Happy Sunday y’all. Hopefully everyone’s rooting interest in the NFL is coming up aces today, and a special shout out to all the Chicago Bears fans out there today. Jay Cutler continues to be the most mercurial quarterback in the NFL, but Martellus Bennett managed to bail him out with two more touchdowns to lead the Bears to a 31-30 victory over the hapless Christian Ponder and the largely ineffective Adrian Peterson. In all honesty, the Bears should’ve won that game by double digits, but Bad Jay and poor special teams on the opening kickoff essentially spotted Minnesota 21 points. I digress…
It seems we can’t go one weekend this month without some sort of major economic or geopolitical news item that will impact the market. This was already shaping up to be a monumental week with the Fed meeting and the potential of a reduction in monthly asset purchases, but Larry Summers decided to throw us a curveball and withdrew from the race for the Fed Chairman appointment once Ben Bernanke takes his leave. Many have speculated that Summers’ confirmation would be an arduous process as many see him as an abrasive individual, with his detractors citing his tarnished tenure as president of Harvard University – specifically, his treatment of women. Janet Yellen, believed to be a far more dovish candidate than Summers, becomes the de facto leader in the clubhouse. Donald Kohn, a former Fed vice chairman, and former Secretary of the Treasury Timothy Geithner remain popular candidates among others.

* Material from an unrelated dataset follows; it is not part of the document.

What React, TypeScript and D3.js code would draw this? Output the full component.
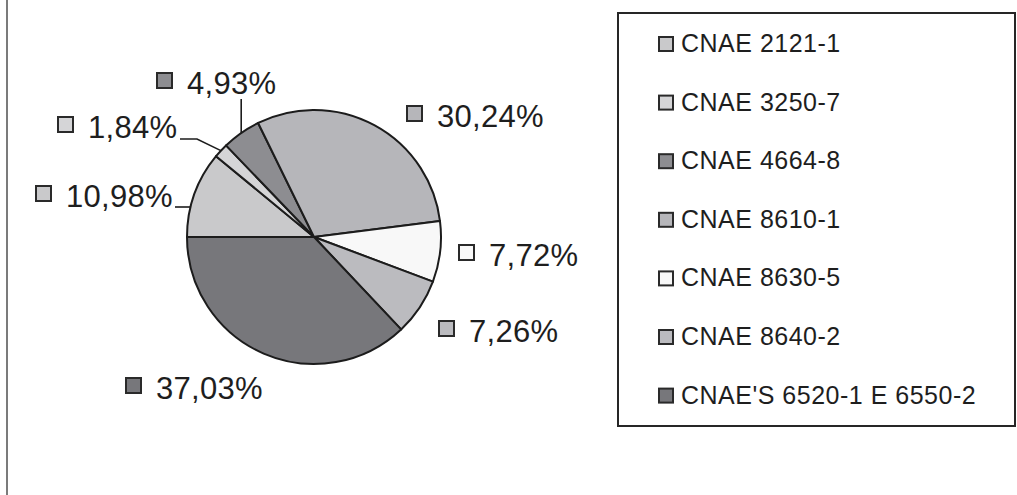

The impact of Summers decision was fairly easy to predict before futures even opened. Given his aversion to continued quantitative easing and a more hawkish stance overall, stocks would be poised to rise should Summers not receive the nomination. However, given the fact that Summers is pulling out this early, S&P futures surged on the open this evening to the all-time highs, and the bulls appear to be in full control once again. While it is not a foregone conclusion that Yellen will be appointed (and some close to the Obama camp have stated the President would prefer to go elsewhere now that Summers, an Obama favorite, has withdrawn), we would expect even interest rate sensitive stocks to rise tomorrow as well, which does not bode well for our $HD and $T positions. Still, we should note that there is plenty of time for our theses on those names to play out. On the plus side, our long positions in $NFLX, $FCEL and $GOOG should get a nice lift. Obviously, we wish we were leaning a little longer, but we should see some nice gains Monday regardless.

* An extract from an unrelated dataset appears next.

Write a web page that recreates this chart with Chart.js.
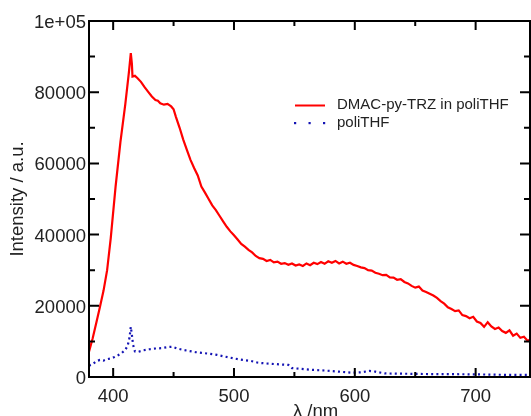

Tomorrow should provide some opportunities for intraday trades at the bell. With so many events that could shake markets this week, it may be prudent to take some profits on long positions at tomorrow’s open should we sustain this rally overnight (and there is little reason to believe that we won’t). Still, it is easier to have conviction to the long side as the market has pulled off something of a stealth rally in the past week or two. We’ll be back in the morning to assess what is moving, but until then, enjoy the rest of your NFL Sundays!